WASHINGTON – US President Barack Obama and congressional leaders struck a last-minute budget deal on Friday to narrowly avert a government shutdown that would have hit the economy and idled hundreds of thousands of workers. With a little over an hour to spare before a midnight deadline, Obama’s Democrats and opposition Republicans agreed to a bitterly fought compromise plan that will cut about $38 billion in spending for the rest of the fiscal year. Congress then quickly approved a stopgap funding measure to keep the federal government running into next week until the budget agreement can be formally approved.
A shutdown — the first in more than 15 years — would have weakened the US economic recovery, forced furloughs for some 800,000 federal employees, closed national parks and monuments and even delayed paychecks for troops in Afghanistan and Iraq.

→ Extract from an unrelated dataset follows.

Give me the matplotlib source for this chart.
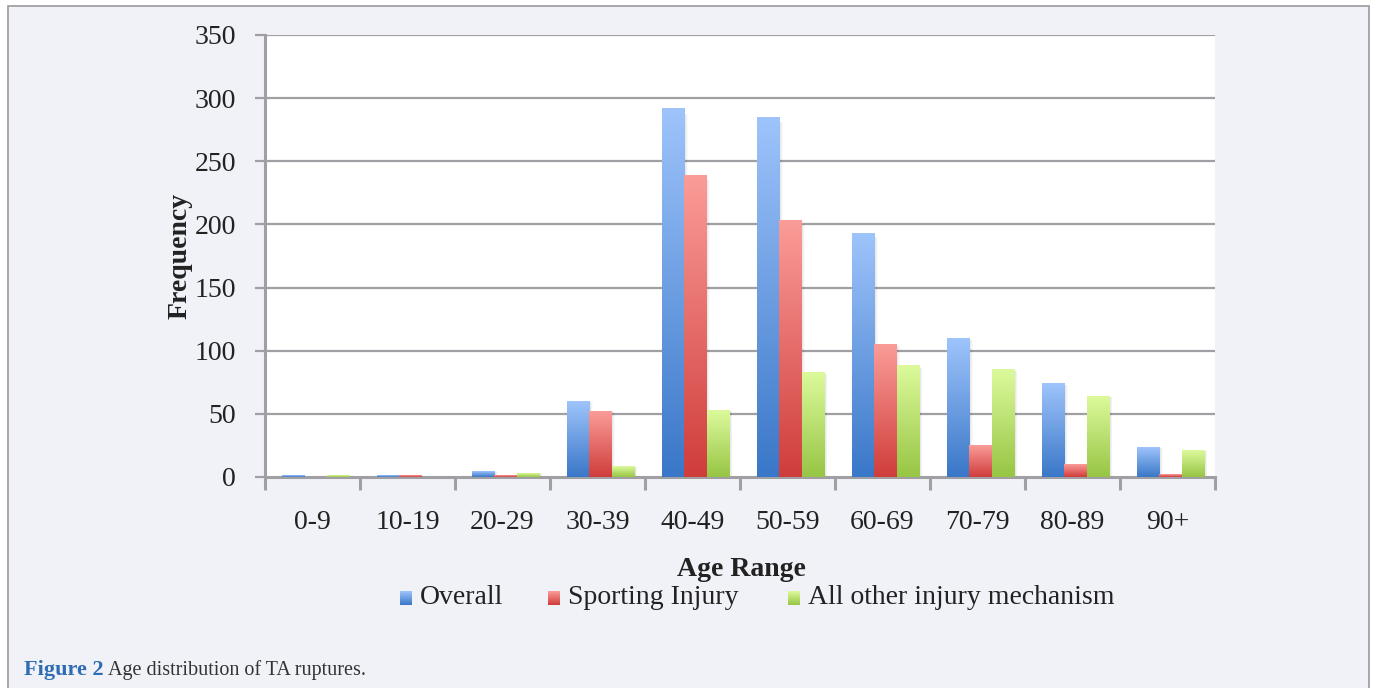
import numpy as np
import matplotlib
matplotlib.use("Agg")
import matplotlib.pyplot as plt
from matplotlib.patches import Rectangle
from matplotlib.colors import LinearSegmentedColormap

age_ranges = ["0-9", "10-19", "20-29", "30-39", "40-49", "50-59",
              "60-69", "70-79", "80-89", "90+"]
overall = [1, 1, 4, 60, 292, 285, 193, 110, 74, 23]
sporting = [0, 1, 1, 52, 239, 203, 105, 25, 10, 2]
other_mechanism = [1, 0, 3, 8, 53, 83, 88, 85, 64, 21]
series_names = ["Overall", "Sporting Injury", "All other injury mechanism"]
y_ticks = [0, 50, 100, 150, 200, 250, 300, 350]

# (top colour, bottom colour) for the vertical gradient fills
gradients = [("#9ec4fb", "#3a77c8"),
             ("#fb9c98", "#cf3d3b"),
             ("#dcfa9c", "#97c544")]

plt.rcParams["font.family"] = ["Liberation Serif", "DejaVu Serif"]

fig = plt.figure(figsize=(13.75, 6.88), dpi=100)
fig.patch.set_facecolor("white")

# page panel behind the figure
panel = Rectangle((8 / 1375, -0.01), (1369 - 8) / 1375, (688 - 6) / 688 + 0.01,
                  transform=fig.transFigure, facecolor="#f1f2f8",
                  edgecolor="#9a9a9e", linewidth=1.2, zorder=-10)
fig.patches.append(panel)

ax = fig.add_axes([265 / 1375, (688 - 477) / 688, 950 / 1375, 442 / 688])
ax.set_facecolor("white")
ax.set_xlim(0, len(age_ranges))
ax.set_ylim(0, 350)

grid_col = "#a0a0a4"
for t in y_ticks[1:]:
    ax.axhline(t, color=grid_col, linewidth=1.6, zorder=1)

bar_w = 0.235
start = 0.18
data = [overall, sporting, other_mechanism]


def gradient_bar(x, h, top, bottom, z=3):
    if h <= 0:
        return
    cmap = LinearSegmentedColormap.from_list("g", [bottom, top])
    grad = np.linspace(0, 1, 256).reshape(-1, 1)
    # soft shadow to the right of the bar
    for k, a in enumerate([0.05, 0.04, 0.03, 0.02]):
        ax.add_patch(Rectangle((x + bar_w - 0.004, 0), 0.01 * (k + 1),
                               h * 0.985, facecolor="black", alpha=a,
                               linewidth=0, zorder=z - 1))
    ax.imshow(grad, cmap=cmap, aspect="auto", origin="lower",
              extent=(x, x + bar_w, 0, h), zorder=z, vmin=0, vmax=1,
              interpolation="bilinear")


for s, vals in enumerate(data):
    top, bottom = gradients[s]
    for i, v in enumerate(vals):
        gradient_bar(i + start + s * bar_w, v, top, bottom)

ax.set_xlim(0, len(age_ranges))
ax.set_ylim(0, 350)

for side in ["top", "right"]:
    ax.spines[side].set_visible(False)
for side in ["left", "bottom"]:
    ax.spines[side].set_color(grid_col)
    ax.spines[side].set_linewidth(2.2)
    ax.spines[side].set_zorder(2.5)

ax.set_yticks(y_ticks)
ax.set_yticklabels([str(t) for t in y_ticks], fontsize=20, color="#222222")
ax.tick_params(axis="y", length=7, width=1.6, color=grid_col, pad=14)

ax.set_xticks(np.arange(len(age_ranges) + 1))
ax.set_xticklabels([])
ax.set_xticks(np.arange(len(age_ranges)) + 0.5, minor=True)
ax.set_xticklabels(age_ranges, minor=True, fontsize=20, color="#222222")
ax.tick_params(axis="x", which="major", length=9, width=2.2, color=grid_col)
ax.tick_params(axis="x", which="minor", length=0, pad=24)

ax.set_ylabel("Frequency", fontsize=20, fontweight="bold", labelpad=1,
              color="#222222")

fig.text(741 / 1375, 1 - 569 / 688, "Age Range", fontsize=20,
         fontweight="bold", ha="center", va="center", color="#222222")

# legend entries with gradient swatches
legend_items = [(400, "Overall"), (548, "Sporting Injury"),
                (788, "All other injury mechanism")]
legend_y = 1 - 597 / 688
for (px, label), (top, bottom) in zip(legend_items, gradients):
    lax = fig.add_axes([px / 1375, (688 - 605) / 688, 12 / 1375, 14 / 688])
    cmap = LinearSegmentedColormap.from_list("g", [bottom, top])
    lax.imshow(np.linspace(0, 1, 64).reshape(-1, 1), cmap=cmap,
               aspect="auto", origin="lower")
    lax.axis("off")
    fig.text((px + 20) / 1375, legend_y, label, fontsize=20,
             ha="left", va="center", color="#222222")

fig.text(24 / 1375, 1 - 670 / 688, "Figure 2", fontsize=16,
         fontweight="bold", color="#2e6db4", ha="left", va="center")
fig.text(108 / 1375, 1 - 670 / 688, "Age distribution of TA ruptures.",
         fontsize=14.5, color="#333333", ha="left", va="center")

fig.savefig("out.png", dpi=100, facecolor=fig.get_facecolor())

But the biggest incentive for a deal may have been the risks that failure would have posed for Obama, his Democrats and the Republicans just as the 2012 presidential election campaign gathers steam.
Public frustration over the budget fight had surged as Democrats and Republicans traded blame and a shutdown loomed. “Tomorrow, I’m pleased to announce that the Washington Monument as well as the entire federal government will be open for business,” Obama said in a late-night appearance at the White House shortly after the agreement was reached.
It provides the largest spending cuts in US history, a victory for Republicans who won control of the House of Representatives in November on promises to scale back government.